The use of descriptive imagery in this story is used in a way such as Pecola describing on how both the media and the public were looking up to women with “ Blue eyes, Yellow hair and White skin” for being the most beautiful and that being the only way that beauty was to be seen as. Other than Women of color being used to promote beauty in the media like a white woman/girl could have been at the time, Shirley Temple was an example of the way that beauty was being represented through her time and it made Pecola feel as if she was not seen as beautiful.

Pecola Breedlove in Toni Morrison’s The Bluest Eye was not at all any different from other little girls. She wanted to be beautiful, And though America had already set the standards for being beautiful a woman that must have ” blue eyes, blonde hair, and white skin” lead Pecola to nothing but insanity because just when society couldn’t accept an ugly little black girl neither could both she and those around her do so. Pecola wasn’t like the other children, she did not involve herself in any of the teasing, She was so used to all of the criticism she got because she is not only black but “ ugly” too. And on Second thought, there was also Maureen Peal. Who also is not white but light- skinned which lead to her being accepted by everyone like the black boys wouldn’t trip her, the white girls didn’t suck their teeth at her as they did to Pecola, the white boys would stone her, and the black girls would step aside for her whenever she wanted to use the sink.

None of the treatment that Maureen had gotten from people was ever given to Pecola and this is part of what Pecola was explaining because of Maureen have lighter skin, she was seen as beautiful, she was given what Pecola wished she could have ever had and happiness…Happiness, Is what she wanted that so is the reason why She believed that being white could have given her, the Privilege of her having the slightest of Possibility to not having to go through what she has. She seen them smiling and she wanted that, Pecola wanted the beauty and the happiness. The Physical appearance of one lead to an alter in another’s psychological condition. “ It had occurred to Pecola some time ago that if her eyes…were different, that it is to say, beautiful, she herself would be different.” Voiced by Claudia MacTeer and she was showing how Pecola felt strongly towards the fact that she was physically seen was “ ugly” and she didn’t accept her for any of it whether she or others criticized her over how she was and This connects really strongly towards my thesis on how Pecola felt as if she were only seen as an “ ugly” little black girl to the society around her who believed being white was the only beauty.

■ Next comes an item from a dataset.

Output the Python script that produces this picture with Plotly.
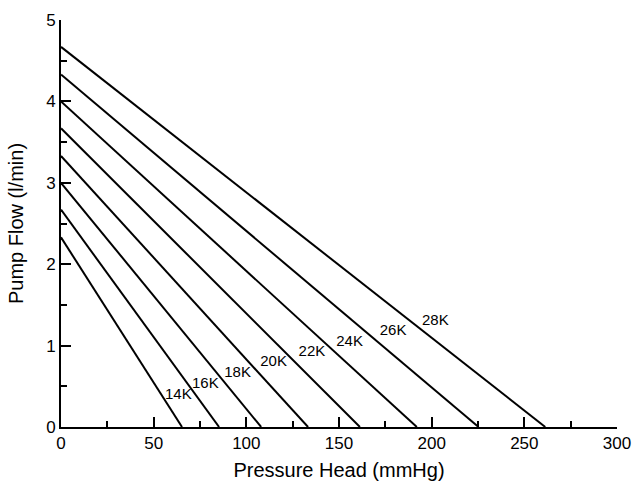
import plotly.graph_objects as go

speeds = ["14K", "16K", "18K", "20K", "22K", "24K", "26K", "28K"]
flow_at_zero = [2.33, 2.67, 3.00, 3.33, 3.67, 4.00, 4.33, 4.67]
head_at_zero_flow = [65.3, 85.3, 108.0, 133.3, 161.3, 192.0, 225.3, 261.3]
label_x = [63.3, 77.9, 95.3, 114.7, 135.4, 155.7, 179.2, 202.0]
label_y = [0.39, 0.53, 0.66, 0.79, 0.92, 1.04, 1.18, 1.30]

FONT = "Liberation Sans, Arial, sans-serif"

fig = go.Figure()
for s, y0, x1 in zip(speeds, flow_at_zero, head_at_zero_flow):
    fig.add_trace(go.Scatter(x=[0, x1], y=[y0, 0], mode="lines",
                             line=dict(color="black", width=2),
                             showlegend=False, hoverinfo="skip", cliponaxis=False))

fig.add_trace(go.Scatter(x=label_x, y=label_y, mode="text", text=speeds,
                         textfont=dict(family=FONT, size=15, color="black"),
                         showlegend=False, hoverinfo="skip", cliponaxis=False))

axis_common = dict(showgrid=False, zeroline=False, showline=True, linecolor="black",
                   linewidth=2, ticks="inside", ticklen=10, tickwidth=2, tickcolor="black",
                   tickfont=dict(family=FONT, size=17, color="black"), mirror=False,
                   automargin=False)

fig.update_layout(
    width=634, height=482,
    margin=dict(l=61, r=17, t=20, b=55),
    plot_bgcolor="white", paper_bgcolor="white",
    xaxis=dict(range=[0, 300], dtick=50, tick0=0,
               minor=dict(dtick=25, ticks="inside", ticklen=6, tickwidth=2, tickcolor="black"),
               title=dict(text="Pressure Head (mmHg)", font=dict(family=FONT, size=20, color="black"), standoff=11),
               **axis_common),
    yaxis=dict(range=[0, 5], dtick=1, tick0=0,
               minor=dict(dtick=0.5, ticks="inside", ticklen=6, tickwidth=2, tickcolor="black"),
               title=dict(text="Pump Flow (l/min)", font=dict(family=FONT, size=20, color="black"), standoff=17),
               **axis_common),
)

fig.write_html("out.html",
               config={"displayModeBar": False},
               post_script="document.body.style.margin='0';document.body.style.overflow='hidden';")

American culture had promoted the idea of whiteness that should be desired, and Pecola is along with society that being white was having beauty, she quoted that “ Adults, older girls, shops, magazines, newspapers window signs—all the world had agreed that a blue-eyed, yellow-haired, pink-skinned doll was what every child treasured.” This supports the claim being Beautiful, Happy and Accepted in society was about being white. To be happy was to know happy, Pecola did not know how to be happy, she didn’t know to accept that to be black is to be “ ugly” in the society, and as Maureen pointed out to Pecola for being like a character who “ hates her mother because she is black and ugly” and Maureen had been different because she has accepted the American Standards and Pecola didn’t not know how to accept it because all she has ever known about beauty was for being white and having blue eyes was always the right thing in American culture.

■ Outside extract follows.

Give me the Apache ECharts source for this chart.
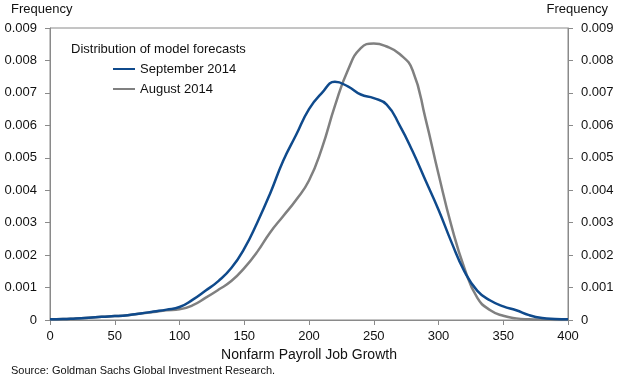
<!DOCTYPE html>
<html>
<head>
<meta charset="utf-8">
<script src="https://cdn.jsdelivr.net/npm/echarts@6/dist/echarts.min.js"></script>
<style>html,body{margin:0;padding:0;background:#fff}#c{width:622px;height:382px}</style>
</head>
<body>
<div id="c"></div>
<script>
var xValues = [0,10,20,30,40,50,60,70,80,90,100,110,120,130,140,150,160,170,180,190,200,210,220,230,240,250,260,270,280,290,300,310,320,330,340,350,360,370,380,390,400];
var september2014 = [0.00002,0.00003,0.00005,0.00007,0.0001,0.00012,0.00015,0.0002,0.00026,0.00032,0.0004,0.00062,0.0009,0.0012,0.0016,0.0022,0.0030,0.0039,0.0049,0.0057,0.0065,0.0070,0.00734,0.0072,0.00695,0.00684,0.00664,0.0060,0.0052,0.0043,0.0034,0.0024,0.0015,0.0009,0.0006,0.00042,0.0003,0.00015,0.00006,0.00003,0.00002];
var august2014 = [0.00002,0.00003,0.00005,0.00007,0.0001,0.00012,0.00015,0.0002,0.00025,0.0003,0.00033,0.00045,0.00068,0.00093,0.0012,0.0016,0.0021,0.0027,0.0032,0.0037,0.0043,0.0053,0.0066,0.0077,0.00838,0.00852,0.00843,0.0082,0.0077,0.0062,0.0045,0.0029,0.0016,0.00068,0.0003,0.00013,0.00005,0.00002,0.00001,0,0];
var seriesNames = ['September 2014','August 2014'];
var legendTitle = 'Distribution of model forecasts';
var xAxisTitle = 'Nonfarm Payroll Job Growth';
var yAxisTitle = 'Frequency';
var sourceText = 'Source: Goldman Sachs Global Investment Research.';

function pairs(xs, ys){ return xs.map(function(x,i){ return [x, ys[i]]; }); }
var font = 'Liberation Sans, Arial, sans-serif';
var axisGray = '#8a8a8a';
function yFmt(v){ return Math.abs(v) < 1e-12 ? '0' : v.toFixed(3); }

var chart = echarts.init(document.getElementById('c'), null, {renderer:'canvas'});
var yCommon = {
  type:'value', min:0, max:0.009, interval:0.001,
  axisLine:{show:true, lineStyle:{color:axisGray, width:1}},
  axisTick:{show:true, length:5, lineStyle:{color:axisGray}},
  splitLine:{show:false},
  axisLabel:{formatter:yFmt, color:'#111', fontSize:13, fontFamily:font, margin:13}
};
chart.setOption({
  animation:false,
  backgroundColor:'#fff',
  textStyle:{fontFamily:font},
  title:{text:legendTitle, left:66, top:38, textStyle:{fontSize:13, fontWeight:'normal', color:'#111', fontFamily:font}},
  legend:{
    orient:'vertical', left:108, top:57, itemGap:6,
    icon:'rect', itemWidth:22, itemHeight:2,
    textStyle:{fontSize:13, color:'#111', fontFamily:font, lineHeight:14},
    data:seriesNames
  },
  grid:{left:50, right:54, top:28, bottom:62, show:true, borderColor:axisGray, borderWidth:1},
  xAxis:{
    type:'value', min:0, max:400, interval:50,
    axisLine:{show:true, lineStyle:{color:axisGray}},
    axisTick:{show:true, length:5, lineStyle:{color:axisGray}},
    splitLine:{show:false},
    axisLabel:{color:'#111', fontSize:13, fontFamily:font, margin:10},
    name:xAxisTitle, nameLocation:'middle', nameGap:28,
    nameTextStyle:{color:'#111', fontSize:14, fontFamily:font}
  },
  yAxis:[
    Object.assign({position:'left'}, yCommon),
    Object.assign({position:'right'}, yCommon)
  ],
  graphic:[
    {type:'text', left:11, top:3, style:{text:yAxisTitle, fontSize:13, fontFamily:font, fill:'#111'}},
    {type:'text', right:14, top:3, style:{text:yAxisTitle, fontSize:13, fontFamily:font, fill:'#111'}},
    {type:'text', left:11, top:365, style:{text:sourceText, fontSize:11, fontFamily:font, fill:'#111'}}
  ],
  series:[
    {name:seriesNames[0], type:'line', smooth:0.5, showSymbol:false, data:pairs(xValues, september2014),
     lineStyle:{color:'#0f4a8c', width:2.5}, itemStyle:{color:'#0f4a8c'}, z:3},
    {name:seriesNames[1], type:'line', smooth:0.5, showSymbol:false, data:pairs(xValues, august2014),
     lineStyle:{color:'#808080', width:2.5}, itemStyle:{color:'#808080'}, z:2}
  ]
});
</script>
</body>
</html>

A person cannot be happy without knowing happiness, Pecola could have never been happy because she has never known happiness, From the beginning when her own mother wouldn’t see her as anything but “ ugly” the person who is supposed to love her regardless the appearance she had, Pecola wanted to be happy, she wanted to be like the blue eyed white girls, the society that made blue eyed white girls the meaning of beauty was not able to become something that Pecola could have done, and without Accepting Ones Inner Beauty was to face the American Standards in her Society.